1. Program.cs - Configure Health Checks and Polly

using Microsoft.Extensions.DependencyInjection;
using Microsoft.Extensions.Hosting;
using Polly;
using Polly.Extensions.Http;
using System;
using System.Net.Http;

var builder = WebApplication.CreateBuilder(args);
var services = builder.Services;
var configuration = builder.Configuration;

// --- Polly Retry Policy Setup ---
var retryPolicy = HttpPolicyExtensions
    .HandleTransientHttpError() // Handles 5xx status codes, 408, and HttpRequestException
    .OrResult(msg => msg.StatusCode == System.Net.HttpStatusCode.NotFound) // Also retry on 404
    .WaitAndRetryAsync(3, retryAttempt => TimeSpan.FromSeconds(Math.Pow(2, retryAttempt))); // Exponential backoff

// --- HttpClientFactory with Polly ---
services.AddHttpClient("MyApiClient", client =>
{
    client.BaseAddress = new Uri("https://api.example.com/");
})
.AddPolicyHandler(retryPolicy);


// --- Health Check Setup ---
services.AddHealthChecks()
    // Add a health check for a SQL Server database
    .AddSqlServer(
        connectionString: configuration.GetConnectionString("DefaultConnection"),
        healthQuery: "SELECT 1;",
        name: "sql-database-check",
        failureStatus: Microsoft.Extensions.Diagnostics.HealthChecks.HealthStatus.Unhealthy);

services.AddControllers();
var app = builder.Build();

// Map the health check endpoint
app.MapHealthChecks("/health");

app.MapControllers();
app.Run();

2. A Service That Uses the Resilient HttpClient

// MyService.cs
public class MyService
{
    private readonly IHttpClientFactory _httpClientFactory;

    public MyService(IHttpClientFactory httpClientFactory)
    {
        _httpClientFactory = httpClientFactory;
    }

    public async Task<string> GetDataFromApi()
    {
        var client = _httpClientFactory.CreateClient("MyApiClient");
        
        // This call is now wrapped in the Polly retry policy
        var response = await client.GetStringAsync("data");
        return response;
    }
}

Explanation

  1. Polly Policy: We define a retryPolicy using HttpPolicyExtensions.HandleTransientHttpError(), which is a pre-configured helper that handles typical transient HTTP errors. We also add a condition to retry on 404 Not Found.

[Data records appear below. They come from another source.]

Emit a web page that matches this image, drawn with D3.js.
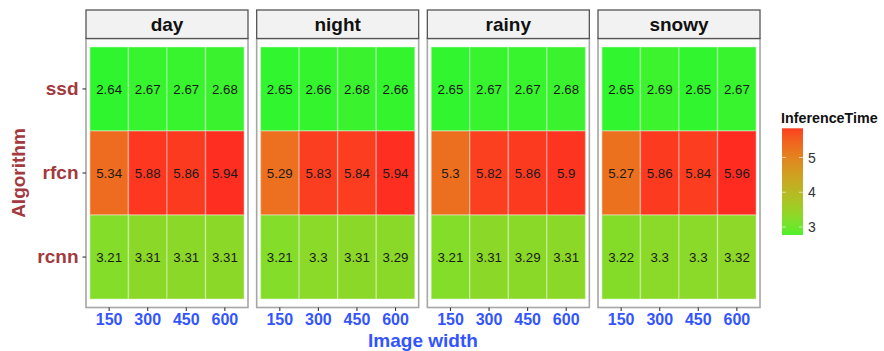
<!DOCTYPE html>
<html>
<head>
<meta charset="utf-8">
<script src="https://cdn.jsdelivr.net/npm/d3@7"></script>
<style>
  html, body { margin: 0; padding: 0; background: #fff; }
  svg { display: block; font-family: "Liberation Sans", Arial, Helvetica, sans-serif; }
</style>
</head>
<body>
<svg id="chart" width="884" height="351"></svg>
<script>
// Facets, categories and tick labels
const conditions = ["day", "night", "rainy", "snowy"];
const algorithms = ["ssd", "rfcn", "rcnn"];
const imageWidths = ["150", "300", "450", "600"];
const legendTicks = [3, 4, 5];

// Inference time per condition (rows) and image width (columns)
const ssdTimes = [
  [2.64, 2.67, 2.67, 2.68],
  [2.65, 2.66, 2.68, 2.66],
  [2.65, 2.67, 2.67, 2.68],
  [2.65, 2.69, 2.65, 2.67]
];
const rfcnTimes = [
  [5.34, 5.88, 5.86, 5.94],
  [5.29, 5.83, 5.84, 5.94],
  [5.3, 5.82, 5.86, 5.9],
  [5.27, 5.86, 5.84, 5.96]
];
const rcnnTimes = [
  [3.21, 3.31, 3.31, 3.31],
  [3.21, 3.3, 3.31, 3.29],
  [3.21, 3.31, 3.29, 3.31],
  [3.22, 3.3, 3.3, 3.32]
];

const seriesByAlgorithm = { ssd: ssdTimes, rfcn: rfcnTimes, rcnn: rcnnTimes };

// Long-format table for drawing
const cells = [];
conditions.forEach((cond, ci) => {
  algorithms.forEach(alg => {
    imageWidths.forEach((w, wi) => {
      cells.push({ condition: cond, algorithm: alg, width: w, value: seriesByAlgorithm[alg][ci][wi] });
    });
  });
});

const svg = d3.select("#chart");

const panelLeft = 86, panelW = 162, panelGap = 8.67;
const stripTop = 10, stripBottom = 38.5;
const panelTop = 38.5, panelBottom = 307.5;

const facetX = d3.scaleBand()
  .domain(conditions)
  .range([panelLeft, panelLeft + 4 * panelW + 3 * panelGap])
  .paddingInner(panelGap / (panelW + panelGap))
  .paddingOuter(0);

const x = d3.scaleBand().domain(imageWidths).range([0, panelW]).paddingOuter(0.1).paddingInner(0);
const y = d3.scaleBand().domain(algorithms).range([panelTop, panelBottom]).paddingOuter(0.1).paddingInner(0);

const extent = d3.extent(cells, d => d.value);
const color = d3.scaleLinear()
  .domain(extent)
  .range(["#2ef52e", "#ff2a20"])
  .interpolate(d3.interpolateLab);

const xColor = "#3355ff";
const yColor = "#a23a40";

// Panels
const panels = svg.selectAll("g.panel")
  .data(conditions)
  .join("g")
  .attr("class", "panel")
  .attr("transform", d => `translate(${facetX(d)},0)`);

panels.append("rect")
  .attr("x", 0).attr("y", panelTop)
  .attr("width", panelW).attr("height", panelBottom - panelTop)
  .attr("fill", "#fff");

panels.each(function(cond) {
  const g = d3.select(this);
  const data = cells.filter(c => c.condition === cond);
  g.selectAll("rect.tile")
    .data(data)
    .join("rect")
    .attr("class", "tile")
    .attr("x", d => x(d.width))
    .attr("y", d => y(d.algorithm))
    .attr("width", x.bandwidth())
    .attr("height", y.bandwidth())
    .attr("fill", d => color(d.value))
    .attr("stroke", "rgba(255,255,255,0.3)")
    .attr("stroke-width", 1.5);
  g.selectAll("text.val")
    .data(data)
    .join("text")
    .attr("class", "val")
    .attr("x", d => x(d.width) + x.bandwidth() / 2)
    .attr("y", d => y(d.algorithm) + y.bandwidth() / 2)
    .attr("dy", "0.36em")
    .attr("text-anchor", "middle")
    .attr("font-size", 13.3)
    .attr("fill", "#1a1a1a")
    .text(d => String(d.value));
});

// Panel borders
panels.append("rect")
  .attr("x", 0).attr("y", panelTop)
  .attr("width", panelW).attr("height", panelBottom - panelTop)
  .attr("fill", "none")
  .attr("stroke", "#a6a6a6")
  .attr("stroke-width", 1.6);

// Strips
panels.append("rect")
  .attr("x", 0).attr("y", stripTop)
  .attr("width", panelW).attr("height", stripBottom - stripTop)
  .attr("fill", "#f2f2f2")
  .attr("stroke", "#555")
  .attr("stroke-width", 1.3);

panels.append("text")
  .attr("x", panelW / 2)
  .attr("y", (stripTop + stripBottom) / 2)
  .attr("dy", "0.36em")
  .attr("text-anchor", "middle")
  .attr("font-size", 19)
  .attr("font-weight", "bold")
  .attr("fill", "#111")
  .text(d => d);

// Bottom axes per panel
panels.append("g")
  .attr("transform", `translate(0,${panelBottom})`)
  .each(function() {
    const ax = d3.select(this).call(d3.axisBottom(x).tickSize(3.5).tickPadding(2.5));
    ax.select(".domain").remove();
    ax.selectAll(".tick line").attr("stroke", "#333").attr("stroke-width", 1.1);
    ax.selectAll(".tick text")
      .attr("font-size", 16)
      .attr("font-weight", "bold")
      .attr("fill", xColor)
      .attr("font-family", "'Liberation Sans', Arial, sans-serif");
  });

// Left axis
const yAxis = svg.append("g")
  .attr("transform", `translate(${panelLeft},0)`)
  .call(d3.axisLeft(y).tickSize(3.5).tickPadding(4));
yAxis.select(".domain").remove();
yAxis.selectAll(".tick line").attr("stroke", "#333").attr("stroke-width", 1.1);
yAxis.selectAll(".tick text")
  .attr("font-size", 19)
  .attr("font-weight", "bold")
  .attr("fill", yColor)
  .attr("font-family", "'Liberation Sans', Arial, sans-serif");

// Axis titles
svg.append("text")
  .attr("x", (facetX.range()[0] + facetX.range()[1]) / 2)
  .attr("y", 346.8)
  .attr("text-anchor", "middle")
  .attr("font-size", 19)
  .attr("font-weight", "bold")
  .attr("fill", xColor)
  .text("Image width");

svg.append("text")
  .attr("transform", `translate(24.5,${(panelTop + panelBottom) / 2}) rotate(-90)`)
  .attr("text-anchor", "middle")
  .attr("font-size", 19)
  .attr("font-weight", "bold")
  .attr("fill", yColor)
  .text("Algorithm");

// Colour bar legend
const barX = 782, barW = 21, barTop = 128.3, barBottom = 235;
const legendY = d3.scaleLinear().domain([3, 5]).range([227, 157.5]);

svg.append("text")
  .attr("x", 781).attr("y", 123)
  .attr("font-size", 14.3)
  .attr("font-weight", "bold")
  .attr("fill", "#111")
  .text("InferenceTime");

const defs = svg.append("defs");
const grad = defs.append("linearGradient")
  .attr("id", "legendGrad")
  .attr("x1", 0).attr("y1", 1).attr("x2", 0).attr("y2", 0);
const vBottom = legendY.invert(barBottom), vTop = legendY.invert(barTop);
d3.range(0, 1.0001, 0.05).forEach(t => {
  const v = Math.max(extent[0], Math.min(extent[1], vBottom + t * (vTop - vBottom)));
  grad.append("stop").attr("offset", t).attr("stop-color", color(v));
});

svg.append("rect")
  .attr("x", barX).attr("y", barTop)
  .attr("width", barW).attr("height", barBottom - barTop)
  .attr("fill", "url(#legendGrad)");

const lt = svg.append("g").selectAll("g").data(legendTicks).join("g");
lt.append("line")
  .attr("x1", barX).attr("x2", barX + 4)
  .attr("y1", d => legendY(d)).attr("y2", d => legendY(d))
  .attr("stroke", "rgba(255,255,255,0.6)");
lt.append("line")
  .attr("x1", barX + barW - 4).attr("x2", barX + barW)
  .attr("y1", d => legendY(d)).attr("y2", d => legendY(d))
  .attr("stroke", "rgba(255,255,255,0.6)");
lt.append("text")
  .attr("x", barX + barW + 5)
  .attr("y", d => legendY(d))
  .attr("dy", "0.36em")
  .attr("font-size", 14)
  .attr("fill", "#333")
  .text(d => d);
</script>
</body>
</html>
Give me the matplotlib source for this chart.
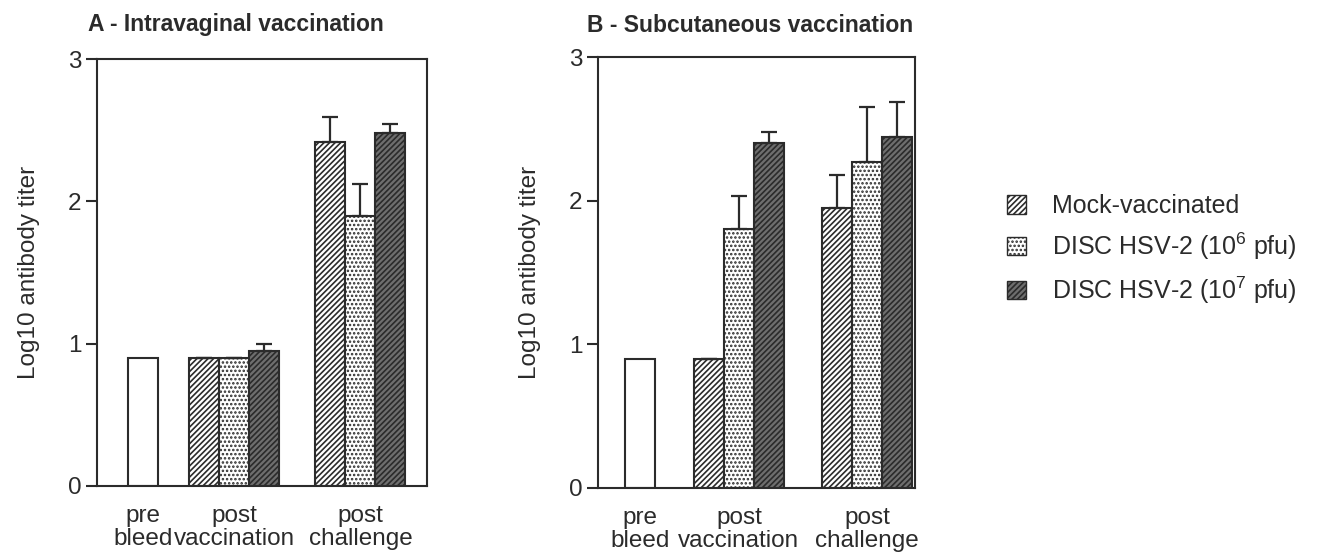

The policy is configured to retry 3 times with an exponential backoff delay (e.g., wait 2s, then 4s, then 8s), which is a best practice to avoid overwhelming a struggling service.
  2. HttpClientFactory Integration: We register a named HttpClient called "MyApiClient". Crucially, we use .AddPolicyHandler(retryPolicy) to attach our Polly policy to every request made by this client. This is the seamless integration point between HttpClientFactory and Polly.
  3. Health Check Configuration:
    • We call services.AddHealthChecks() to initialize the system.
    • We then add a specific check for our SQL Server database using AddSqlServer. We provide the connection string and a simple query (SELECT 1) to execute. If the query succeeds, the dependency is considered Healthy. If it fails, it will be reported as Unhealthy.
  4. Mapping the Endpoint: app.MapHealthChecks("/health") exposes the health check endpoint. When you navigate to /health, the framework will execute all registered checks and return a consolidated status report (e.g., a 200 OK with the text “Healthy” or a 503 Service Unavailable with the text “Unhealthy”).
  5. Service Consumption: In MyService, we simply request an HttpClient from the IHttpClientFactory using the name "MyApiClient". The factory provides us with a pre-configured client that automatically has the retry policy applied. Our service code remains clean and unaware of the resilience logic, which has been neatly handled in the startup configuration.